Philipp “Flip” Scherbaum (SHEHR-bowm), Starusch's favorite student, a talented seventeen-year-old who is deeply concerned about acting in response to his values. An uncompromising idealist, Philipp is appalled by the napalming of civilians in Vietnam and decides to douse his dachshund, Max, with gasoline and to set him on fire in front of Hotel Kempinski's café, which would be packed with cake-eating women. Starusch employs dialogue to delay and eventually to undermine Philipp's action. Philipp begins to doubt his original impulse and to consider modifications and alternatives. To the disgust of his radical girlfriend, Vero Lewand, he eventually decides that the act, lacking spontaneity and purity, would be without value. He accepts the editorship of the school paper and more and more pursues a path of reformism and compromise.
Veronica (Vero) Lewand (LAY-vahnd), the thin and nasal seventeen-year-old radical student and girlfriend of Scherbaum. She continually wears absinthe-green tights. She has embraced extreme radicalism with religious fervor and proclaims it didactically through her nose. She denounces any form of reformism or compromise with reaction but is willing to use an offer of sex or threat of blackmail to deter Starusch from interfering in Scherbaum's planned immolation of his dog.
Irmgard Seifert (ZI-fehrt), a thirty-nine-year-old fellow teacher and friend of Starusch who speaks in proclamations and is nicknamed the “arch angel.” Seifert, a self-righteous champion of civic morality and anti-authoritarianism, is overwhelmed with guilt and self-incrimination when she discovers letters she had written in 1945 as a seventeen-year-old squad leader in the Nazi League of German Girls. She had conveniently forgotten ordering teenage boys to defend their refugee camp to the death against the enemy and demanding that the Nazi authorities take action against a recalcitrant peasant. Totally self-absorbed, she, in her guilt, is unable to think or talk of anything or anyone else. Starusch, whom she regards as insufficiently sensitive and committed, eventually frees her of her guilt by burning the letters. Both partially overcome their lack of commitment and inaction by agreeing to a seemingly interminable engagement.
Sieglinde (Linde) Krings (zeeh-LIHN-deh krihngz), Starusch's thin, rigid, and goatlike former fiancée. Krings, whose father was a prisoner of war in Russia, is the apparent heiress to the Krings Cement Works. Starusch, a promising engineer, was hired by Linde and became her fiancée. She tired of his boring pedantry and ended the engagement after two and a half years.

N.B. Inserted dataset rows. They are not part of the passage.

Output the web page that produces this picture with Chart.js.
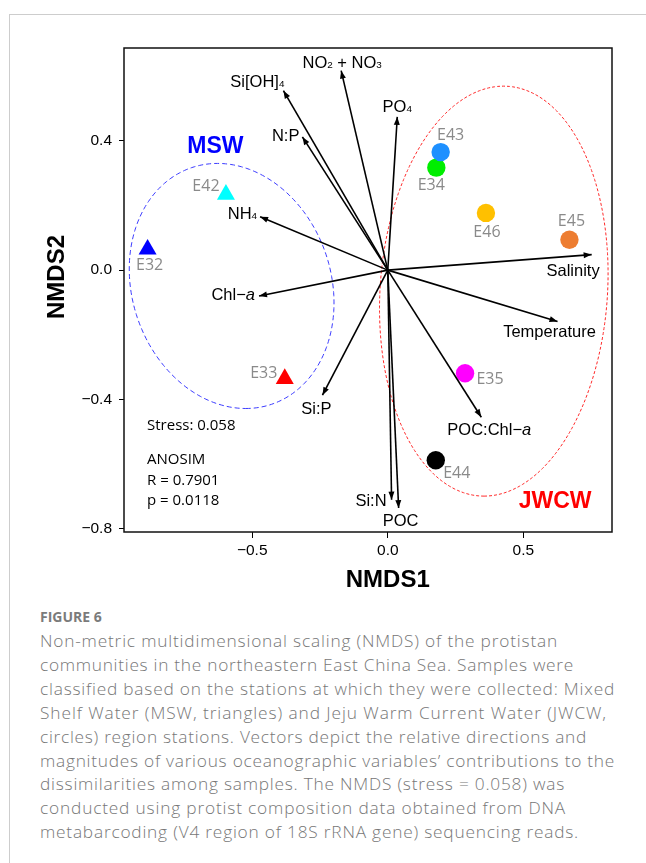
<!DOCTYPE html>
<html>
<head>
<meta charset="utf-8">
<title>NMDS of protistan communities</title>
<script src="https://cdn.jsdelivr.net/npm/chart.js@4.4.0/dist/chart.umd.min.js"></script>
<style>
  html, body { margin: 0; padding: 0; background: #fff; width: 646px; height: 863px; overflow: hidden; }
  #card { position: absolute; left: 9px; top: 14px; width: 700px; height: 900px;
          border-left: 1px solid #cdcdcd; border-top: 1px solid #cdcdcd; }
  #plot { position: absolute; left: 0; top: 0; }
  #fig-label { position: absolute; left: 40px; top: 609px; font: bold 14px "Open Sans", sans-serif;
               line-height: 16px; color: #7b7b7b; }
  #caption { position: absolute; left: 40px; top: 629px; font: 300 17.3px "Open Sans", sans-serif;
             line-height: 23.9px; color: #777; white-space: nowrap; }
  #caption span { display: inline-block; }
</style>
</head>
<body>
<div id="card"></div>
<canvas id="plot" width="646" height="600"></canvas>
<div id="fig-label">FIGURE 6</div>
<div id="caption"></div>
<script>
// Station scores (NMDS1, NMDS2)
const mswStations = ['E32', 'E42', 'E33'];
const mswNMDS1 = [-0.886, -0.597, -0.380];
const mswNMDS2 = [0.064, 0.234, -0.336];

const jwcwStations = ['E34', 'E43', 'E46', 'E45', 'E35', 'E44'];
const jwcwNMDS1 = [0.179, 0.195, 0.362, 0.670, 0.285, 0.177];
const jwcwNMDS2 = [0.317, 0.365, 0.177, 0.094, -0.319, -0.588];

// Fitted environmental vectors (arrow tips, origin at 0,0)
const envVars = ['NO_2 + NO_3', 'Si[OH]_4', 'N:P', 'PO_4', 'NH_4', 'Salinity',
                 'Chl\u2212*a*', 'Temperature', 'Si:P', 'POC:Chl\u2212*a*', 'Si:N', 'POC'];
const envNMDS1 = [-0.172, -0.385, -0.315, 0.035, -0.471, 0.752, -0.475, 0.626, -0.241, 0.345, 0.014, 0.040];
const envNMDS2 = [0.617, 0.555, 0.412, 0.474, 0.165, 0.048, -0.080, -0.159, -0.387, -0.455, -0.710, -0.736];

// Group ellipses: centre x, centre y, offset to lowest point (x, y), horizontal half-width
const mswEllipse = [-0.576, -0.049, 0.052, -0.379, 0.374];
const jwcwEllipse = [0.391, -0.065, -0.036, -0.634, 0.420];

// Stats
const stress = 0.058;
const anosimR = 0.7901;
const anosimP = 0.0118;

// Axes
const xRange = [-0.973, 0.827];
const yRange = [-0.810, 0.687];
const xTicks = [-0.5, 0.0, 0.5];
const yTicks = [-0.8, -0.4, 0.0, 0.4];

const captionLines = [
  'Non-metric multidimensional scaling (NMDS) of the protistan',
  'communities in the northeastern East China Sea. Samples were',
  'classified based on the stations at which they were collected: Mixed',
  'Shelf Water (MSW, triangles) and Jeju Warm Current Water (JWCW,',
  'circles) region stations. Vectors depict the relative directions and',
  'magnitudes of various oceanographic variables\u2019 contributions to the',
  'dissimilarities among samples. The NMDS (stress = 0.058) was',
  'conducted using protist composition data obtained from DNA',
  'metabarcoding (V4 region of 18S rRNA gene) sequencing reads.'
];

// ---- styling ----
const mswColors = ['#0000ff', '#00ffff', '#ff0000'];
const jwcwColors = ['#00ee00', '#1e90ff', '#ffc000', '#ed7d31', '#ff00ff', '#000000'];

// caption line widths in px (justified per line)
const captionWidths = [518, 534, 575, 567, 547, 575, 525, 526, 539];

// label offsets in px from the mark: [dx, dy, align]
const envLabelPos = [[1, -9, 'center'], [1, -10, 'right'], [-3, -2, 'right'], [0, -11, 'center'],
                     [-3, -4, 'right'], [8, 15, 'right'], [-4, -2, 'right'], [-8, 10, 'center'],
                     [-6, 13, 'center'], [8, 12, 'center'], [-5, 0, 'right'], [2, 12, 'center']];
const mswLabelPos = [[2, 16], [-20, -8], [-21, -5]];
const jwcwLabelPos = [[-5, 18], [10, -17], [1, 20], [2, -18], [25, 6], [21, 13]];

const SANS = '"Liberation Sans", Arial, sans-serif';
const OPEN = '"Open Sans", sans-serif';

const fmtTick = v => (v < 0 ? '\u2212' : '') + Math.abs(v).toFixed(1);

// caption: one span per line, letter spacing stretched to the line width
const captionBox = document.getElementById('caption');
captionLines.forEach((line, i) => {
  const span = document.createElement('span');
  span.textContent = line;
  captionBox.appendChild(span);
  captionBox.appendChild(document.createElement('br'));
  const natural = span.getBoundingClientRect().width;
  span.style.letterSpacing = ((captionWidths[i] - natural) / line.length).toFixed(3) + 'px';
});

// split 'PO_4' / 'Chl-*a*' style labels into plain, subscript and italic parts
function parseLabel(str) {
  const parts = [];
  const re = /_(\d)|\*([^*]+)\*/g;
  let last = 0, m;
  while ((m = re.exec(str))) {
    if (m.index > last) parts.push({ t: str.slice(last, m.index) });
    if (m[1]) parts.push({ t: m[1], sub: true });
    else parts.push({ t: m[2], it: true });
    last = re.lastIndex;
  }
  if (last < str.length) parts.push({ t: str.slice(last) });
  return parts;
}

function drawRich(ctx, str, x, cy, align, size) {
  const parts = parseLabel(str);
  const fontOf = p => p.sub ? `${size * 0.6}px ${SANS}` : p.it ? `italic ${size}px ${SANS}` : `${size}px ${SANS}`;
  let total = 0;
  parts.forEach(p => { ctx.font = fontOf(p); p.w = ctx.measureText(p.t).width; total += p.w; });
  let px = align === 'right' ? x - total : align === 'center' ? x - total / 2 : x;
  const base = cy + size * 0.36;
  ctx.textAlign = 'left';
  ctx.textBaseline = 'alphabetic';
  parts.forEach(p => {
    ctx.font = fontOf(p);
    ctx.fillText(p.t, px, p.sub ? base + 0.5 : base);
    px += p.w;
  });
}

const ellipsePlugin = {
  id: 'groupEllipses',
  beforeDatasetsDraw(chart) {
    const { ctx, chartArea: a, scales: { x, y } } = chart;
    ctx.save();
    ctx.beginPath();
    ctx.rect(a.left, a.top, a.width, a.height);
    ctx.clip();
    ctx.lineWidth = 1;
    [[mswEllipse, '#3b3bff', [5, 3]], [jwcwEllipse, '#ff2a2a', [3, 2]]].forEach(([e, color, dash]) => {
      ctx.beginPath();
      for (let i = 0; i <= 240; i++) {
        const t = i / 240 * Math.PI * 2;
        const px = x.getPixelForValue(e[0] + Math.cos(t) * e[2] + Math.sin(t) * e[4]);
        const py = y.getPixelForValue(e[1] + Math.cos(t) * e[3]);
        if (i === 0) ctx.moveTo(px, py); else ctx.lineTo(px, py);
      }
      ctx.closePath();
      ctx.setLineDash(dash);
      ctx.strokeStyle = color;
      ctx.stroke();
    });
    ctx.restore();
  }
};

const annotationPlugin = {
  id: 'nmdsAnnotations',
  afterDatasetsDraw(chart) {
    const { ctx, chartArea: a, scales: { x, y } } = chart;
    ctx.save();

    // arrow heads
    const ox = x.getPixelForValue(0), oy = y.getPixelForValue(0);
    ctx.fillStyle = '#000';
    envVars.forEach((name, i) => {
      const tx = x.getPixelForValue(envNMDS1[i]), ty = y.getPixelForValue(envNMDS2[i]);
      const ang = Math.atan2(ty - oy, tx - ox);
      const len = 8, hw = 3;
      ctx.beginPath();
      ctx.moveTo(tx, ty);
      ctx.lineTo(tx - len * Math.cos(ang) + hw * Math.sin(ang), ty - len * Math.sin(ang) - hw * Math.cos(ang));
      ctx.lineTo(tx - len * Math.cos(ang) - hw * Math.sin(ang), ty - len * Math.sin(ang) + hw * Math.cos(ang));
      ctx.closePath();
      ctx.fill();
      const [dx, dy, align] = envLabelPos[i];
      drawRich(ctx, name, tx + dx, ty + dy, align, 16.5);
    });

    // station labels
    ctx.font = `16px ${OPEN}`;
    ctx.fillStyle = '#8a8a8a';
    ctx.textAlign = 'center';
    ctx.textBaseline = 'middle';
    mswStations.forEach((s, i) => {
      ctx.fillText(s, x.getPixelForValue(mswNMDS1[i]) + mswLabelPos[i][0], y.getPixelForValue(mswNMDS2[i]) + mswLabelPos[i][1]);
    });
    jwcwStations.forEach((s, i) => {
      ctx.fillText(s, x.getPixelForValue(jwcwNMDS1[i]) + jwcwLabelPos[i][0], y.getPixelForValue(jwcwNMDS2[i]) + jwcwLabelPos[i][1]);
    });

    // group names
    ctx.font = `bold 23px ${SANS}`;
    ctx.fillStyle = '#0000ff';
    ctx.fillText('MSW', x.getPixelForValue(-0.636), y.getPixelForValue(0.381));
    ctx.fillStyle = '#ff0000';
    ctx.fillText('JWCW', x.getPixelForValue(0.617), y.getPixelForValue(-0.717));

    // stress and ANOSIM
    ctx.fillStyle = '#000';
    ctx.font = `15px ${OPEN}`;
    ctx.textAlign = 'left';
    const sx = a.left + 23;
    ctx.fillText('Stress: ' + stress.toFixed(3), sx, 426);
    ctx.fillText('ANOSIM', sx, 460);
    ctx.fillText('R = ' + anosimR.toFixed(4), sx, 480.5);
    ctx.fillText('p = ' + anosimP.toFixed(4), sx, 501);

    // plot frame
    ctx.lineWidth = 1.5;
    ctx.strokeStyle = '#111';
    ctx.strokeRect(a.left, a.top, a.width, a.height);

    // axis titles
    ctx.font = `bold 24px ${SANS}`;
    ctx.textAlign = 'center';
    ctx.textBaseline = 'middle';
    ctx.fillText('NMDS1', x.getPixelForValue(0), 580);
    ctx.translate(57, 277);
    ctx.rotate(-Math.PI / 2);
    ctx.fillText('NMDS2', 0, 0);
    ctx.restore();
  }
};

const vectorSets = envVars.map((name, i) => ({
  label: name,
  data: [{ x: 0, y: 0 }, { x: envNMDS1[i], y: envNMDS2[i] }],
  showLine: true,
  borderColor: '#000',
  borderWidth: 1.6,
  pointRadius: 0,
  order: 1
}));

const axisCommon = {
  type: 'linear',
  grid: { drawOnChartArea: false, drawTicks: true, tickLength: 6, color: '#000', tickColor: '#000', lineWidth: 1 },
  border: { display: false },
  ticks: { font: { family: 'Liberation Sans', size: 15.5 }, color: '#000', autoSkip: false, maxRotation: 0, callback: fmtTick }
};

new Chart(document.getElementById('plot'), {
  type: 'scatter',
  data: {
    datasets: [
      ...vectorSets,
      {
        label: 'MSW',
        data: mswStations.map((s, i) => ({ x: mswNMDS1[i], y: mswNMDS2[i] })),
        pointStyle: 'triangle',
        pointRadius: 10.4,
        pointBackgroundColor: mswColors,
        pointBorderColor: mswColors,
        pointBorderWidth: 0,
        order: 2
      },
      {
        label: 'JWCW',
        data: jwcwStations.map((s, i) => ({ x: jwcwNMDS1[i], y: jwcwNMDS2[i] })),
        pointStyle: 'circle',
        pointRadius: 9.2,
        pointBackgroundColor: jwcwColors,
        pointBorderColor: jwcwColors,
        pointBorderWidth: 0,
        order: 2
      }
    ]
  },
  options: {
    responsive: false,
    animation: false,
    devicePixelRatio: 1,
    layout: { padding: { left: 0, top: 48, right: 34, bottom: 0 } },
    plugins: { legend: { display: false }, tooltip: { enabled: false } },
    scales: {
      x: {
        ...axisCommon,
        min: xRange[0], max: xRange[1],
        ticks: { ...axisCommon.ticks, padding: 3 },
        afterBuildTicks: s => { s.ticks = xTicks.map(v => ({ value: v })); },
        afterFit: s => { s.height = 68; }
      },
      y: {
        ...axisCommon,
        min: yRange[0], max: yRange[1],
        grid: { ...axisCommon.grid, tickLength: 5 },
        ticks: { ...axisCommon.ticks, padding: 7 },
        afterBuildTicks: s => { s.ticks = yTicks.map(v => ({ value: v })); },
        afterFit: s => { s.width = 124; }
      }
    }
  },
  plugins: [ellipsePlugin, annotationPlugin]
});
</script>
</body>
</html>
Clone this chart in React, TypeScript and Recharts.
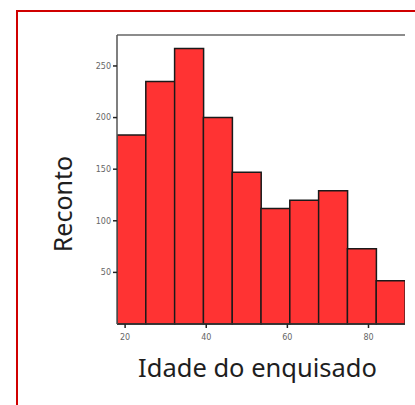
import React from 'react';
import { BarChart, Bar, XAxis, YAxis, ReferenceLine, Label } from 'recharts';

// histogram bins (age of respondent): bin midpoints and their counts
const ageMidpoints = [21.55, 28.65, 35.75, 42.85, 49.95, 57.05, 64.15, 71.25, 78.35, 85.45];
const counts = [183, 235, 267, 200, 147, 112, 120, 129, 73, 42];
const ageTicks = [20, 40, 60, 80];
const countTicks = [50, 100, 150, 200, 250];
const ageRange = [18, 89];
const countMax = 280;

const data = ageMidpoints.map((age, i) => ({ age, count: counts[i] }));

const titleFont = '"Noto Sans", sans-serif';

const App: React.FC = () => {
  return (
    <div style={{ position: 'absolute', left: 0, top: 0, width: 415, height: 405, overflow: 'hidden', background: '#fff' }}>
      <div
        style={{
          position: 'absolute',
          left: 16,
          top: 10,
          width: 440,
          height: 440,
          border: '2px solid #d00000',
        }}
      />
      <div style={{ position: 'absolute', left: 0, top: 0 }}>
        <BarChart width={405} height={405} data={data} margin={{ top: 35, right: 0, bottom: 0, left: 0 }} barCategoryGap={0}>
          <XAxis
            dataKey="age"
            type="number"
            domain={ageRange}
            allowDataOverflow
            ticks={ageTicks}
            height={81}
            axisLine={{ stroke: '#333', strokeWidth: 1.5 }}
            tickLine={{ stroke: '#222', strokeWidth: 1.5 }}
            tickSize={4}
            tickMargin={6}
            tick={{ fill: '#666', fontSize: 8, fontFamily: 'DejaVu Sans' }}
          >
            <Label
              content={() => (
                <text x={257.5} y={376.7} textAnchor="middle" fontSize={25.5} fontFamily={titleFont} fill="#1e1e1e">
                  Idade do enquisado
                </text>
              )}
            />
          </XAxis>
          <YAxis
            domain={[0, countMax]}
            ticks={countTicks}
            width={117}
            axisLine={{ stroke: '#555', strokeWidth: 1.5 }}
            tickLine={{ stroke: '#222', strokeWidth: 1.5 }}
            tickSize={4}
            tickMargin={2}
            tick={{ fill: '#666', fontSize: 8, fontFamily: 'DejaVu Sans' }}
          >
            <Label
              content={() => (
                <text
                  x={72}
                  y={204}
                  textAnchor="middle"
                  transform="rotate(-90, 72, 204)"
                  fontSize={25}
                  fontFamily={titleFont}
                  fill="#1e1e1e"
                >
                  Reconto
                </text>
              )}
            />
          </YAxis>
          <ReferenceLine y={countMax} stroke="#666" strokeWidth={1.5} ifOverflow="visible" />
          <Bar dataKey="count" fill="#ff3333" stroke="#1a1a1a" strokeWidth={1.5} isAnimationActive={false} />
        </BarChart>
      </div>
    </div>
  );
};

export default App;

The dentist claims that the whole story of Linde is a fabrication. Undeterred, Starusch insists on the veracity of his version and cannot free himself from the memory of Linde, against whom he has concocted murderous fantasies of revenge.
Field Marshal General Ferdinand Krings, a former commander on the Eastern Front who directed one losing action after another and won the hatred of his men by demanding futile resistance. He returned home after being released from a Russian prison camp in 1956. Having lost his own battles, he was determined to re-create battles lost by others and to win them himself. To his dismay, he was defeated by his daughter, Linde. Rather than shoot himself, he decided to go into politics.
Heinz Schlottau (hints SHLAHT-tow), an electrician at the Krings Cement Company who had served under Ferdinand Krings. He re-created, for Krings, the lay of battles in a sandbox with lights and switches. He traded information on Krings' troop dispositions to Linde for sex. In Starusch's fantasies, after Linde broke her engagement with Starusch, she married Schlottau. The dentist claims that Starusch, if he had ever been an engineer, had an affair with Schlottau's wife, which wrecked his engagement and cost him his job.